*Goal:*
Your task is to retype, word for word, the lines from the start of the data through the line holding "(0,0) rectangle (601,906);". Do not include the pictures.

*Data section:*
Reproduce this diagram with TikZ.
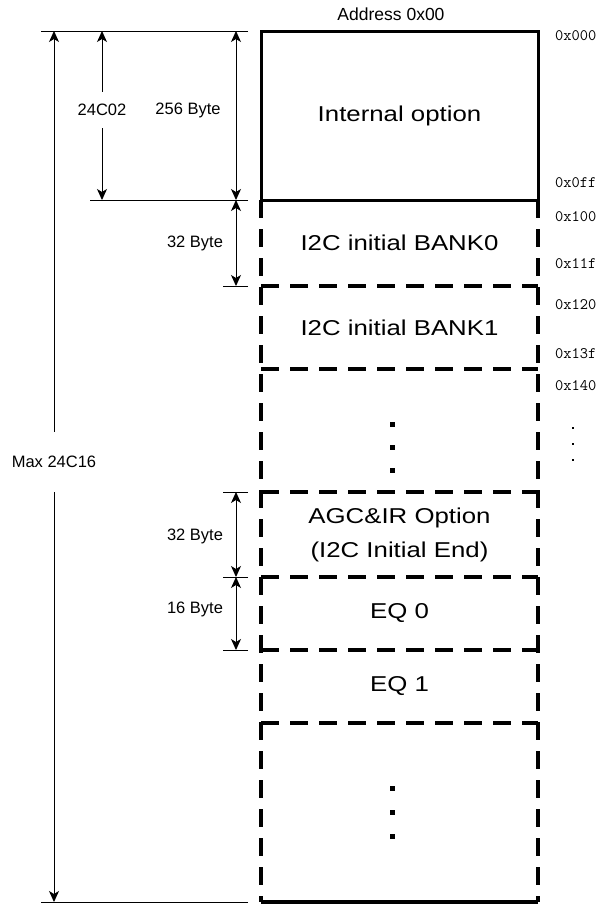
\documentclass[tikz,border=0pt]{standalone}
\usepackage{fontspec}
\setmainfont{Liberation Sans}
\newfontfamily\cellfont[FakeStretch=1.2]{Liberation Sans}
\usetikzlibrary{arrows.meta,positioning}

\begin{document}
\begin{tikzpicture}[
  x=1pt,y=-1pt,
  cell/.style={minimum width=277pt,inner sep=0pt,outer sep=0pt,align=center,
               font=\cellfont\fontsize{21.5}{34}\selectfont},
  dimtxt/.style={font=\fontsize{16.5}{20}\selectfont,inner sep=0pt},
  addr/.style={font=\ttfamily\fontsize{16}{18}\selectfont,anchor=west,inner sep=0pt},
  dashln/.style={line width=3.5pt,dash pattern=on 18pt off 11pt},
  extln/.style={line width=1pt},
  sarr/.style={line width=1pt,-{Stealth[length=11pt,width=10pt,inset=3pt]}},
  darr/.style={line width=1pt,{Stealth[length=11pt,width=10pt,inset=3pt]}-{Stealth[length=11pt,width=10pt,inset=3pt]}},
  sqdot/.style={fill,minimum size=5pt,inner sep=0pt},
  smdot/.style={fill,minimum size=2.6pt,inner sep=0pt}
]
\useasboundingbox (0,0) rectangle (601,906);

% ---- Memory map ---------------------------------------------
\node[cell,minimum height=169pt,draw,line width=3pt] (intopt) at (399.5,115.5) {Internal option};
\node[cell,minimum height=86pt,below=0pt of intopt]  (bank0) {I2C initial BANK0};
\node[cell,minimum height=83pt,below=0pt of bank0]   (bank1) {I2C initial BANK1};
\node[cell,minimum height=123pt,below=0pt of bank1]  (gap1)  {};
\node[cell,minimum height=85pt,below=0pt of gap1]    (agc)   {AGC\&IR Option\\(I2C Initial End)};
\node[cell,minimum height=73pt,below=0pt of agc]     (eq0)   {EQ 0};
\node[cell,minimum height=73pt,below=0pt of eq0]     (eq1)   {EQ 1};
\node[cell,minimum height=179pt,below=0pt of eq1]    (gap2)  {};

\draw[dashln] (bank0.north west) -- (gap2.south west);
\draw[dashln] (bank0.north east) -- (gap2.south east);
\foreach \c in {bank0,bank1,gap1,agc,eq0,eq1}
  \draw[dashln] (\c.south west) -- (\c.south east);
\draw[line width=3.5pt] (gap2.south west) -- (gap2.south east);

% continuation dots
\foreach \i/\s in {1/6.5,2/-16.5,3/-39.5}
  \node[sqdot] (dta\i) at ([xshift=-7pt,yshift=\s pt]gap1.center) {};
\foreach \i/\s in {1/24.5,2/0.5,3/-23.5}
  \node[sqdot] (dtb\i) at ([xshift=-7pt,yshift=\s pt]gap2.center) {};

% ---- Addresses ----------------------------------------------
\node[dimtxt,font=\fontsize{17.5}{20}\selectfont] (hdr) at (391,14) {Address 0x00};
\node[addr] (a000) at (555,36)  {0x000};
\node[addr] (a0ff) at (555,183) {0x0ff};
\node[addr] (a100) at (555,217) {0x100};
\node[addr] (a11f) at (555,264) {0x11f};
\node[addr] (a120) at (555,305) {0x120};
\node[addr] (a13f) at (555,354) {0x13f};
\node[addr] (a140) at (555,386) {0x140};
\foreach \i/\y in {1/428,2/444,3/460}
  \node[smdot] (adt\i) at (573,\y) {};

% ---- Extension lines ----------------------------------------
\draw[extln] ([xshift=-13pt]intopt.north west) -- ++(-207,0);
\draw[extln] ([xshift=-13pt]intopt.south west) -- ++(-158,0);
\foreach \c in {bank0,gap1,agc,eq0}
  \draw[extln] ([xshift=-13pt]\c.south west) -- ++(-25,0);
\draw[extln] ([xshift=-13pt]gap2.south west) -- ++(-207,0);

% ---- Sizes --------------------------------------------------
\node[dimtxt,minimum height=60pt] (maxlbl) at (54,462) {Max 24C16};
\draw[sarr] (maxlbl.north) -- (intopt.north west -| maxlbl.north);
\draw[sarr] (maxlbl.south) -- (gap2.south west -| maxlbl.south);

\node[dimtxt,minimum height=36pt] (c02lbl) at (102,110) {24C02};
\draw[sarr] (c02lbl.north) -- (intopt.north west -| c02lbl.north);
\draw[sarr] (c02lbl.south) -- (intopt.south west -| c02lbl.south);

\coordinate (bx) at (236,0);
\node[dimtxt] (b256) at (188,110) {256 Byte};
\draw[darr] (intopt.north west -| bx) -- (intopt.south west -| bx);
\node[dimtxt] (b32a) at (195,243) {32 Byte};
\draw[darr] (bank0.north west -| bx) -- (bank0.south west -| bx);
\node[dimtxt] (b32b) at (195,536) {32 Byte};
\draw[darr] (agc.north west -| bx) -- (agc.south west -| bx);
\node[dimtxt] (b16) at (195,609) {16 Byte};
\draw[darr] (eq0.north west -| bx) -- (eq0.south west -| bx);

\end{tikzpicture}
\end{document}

*Written solution:*
Reproduce this diagram with TikZ.
\documentclass[tikz,border=0pt]{standalone}
\usepackage{fontspec}
\setmainfont{Liberation Sans}
\newfontfamily\cellfont[FakeStretch=1.2]{Liberation Sans}
\usetikzlibrary{arrows.meta,positioning}

\begin{document}
\begin{tikzpicture}[
  x=1pt,y=-1pt,
  cell/.style={minimum width=277pt,inner sep=0pt,outer sep=0pt,align=center,
               font=\cellfont\fontsize{21.5}{34}\selectfont},
  dimtxt/.style={font=\fontsize{16.5}{20}\selectfont,inner sep=0pt},
  addr/.style={font=\ttfamily\fontsize{16}{18}\selectfont,anchor=west,inner sep=0pt},
  dashln/.style={line width=3.5pt,dash pattern=on 18pt off 11pt},
  extln/.style={line width=1pt},
  sarr/.style={line width=1pt,-{Stealth[length=11pt,width=10pt,inset=3pt]}},
  darr/.style={line width=1pt,{Stealth[length=11pt,width=10pt,inset=3pt]}-{Stealth[length=11pt,width=10pt,inset=3pt]}},
  sqdot/.style={fill,minimum size=5pt,inner sep=0pt},
  smdot/.style={fill,minimum size=2.6pt,inner sep=0pt}
]
\useasboundingbox (0,0) rectangle (601,906);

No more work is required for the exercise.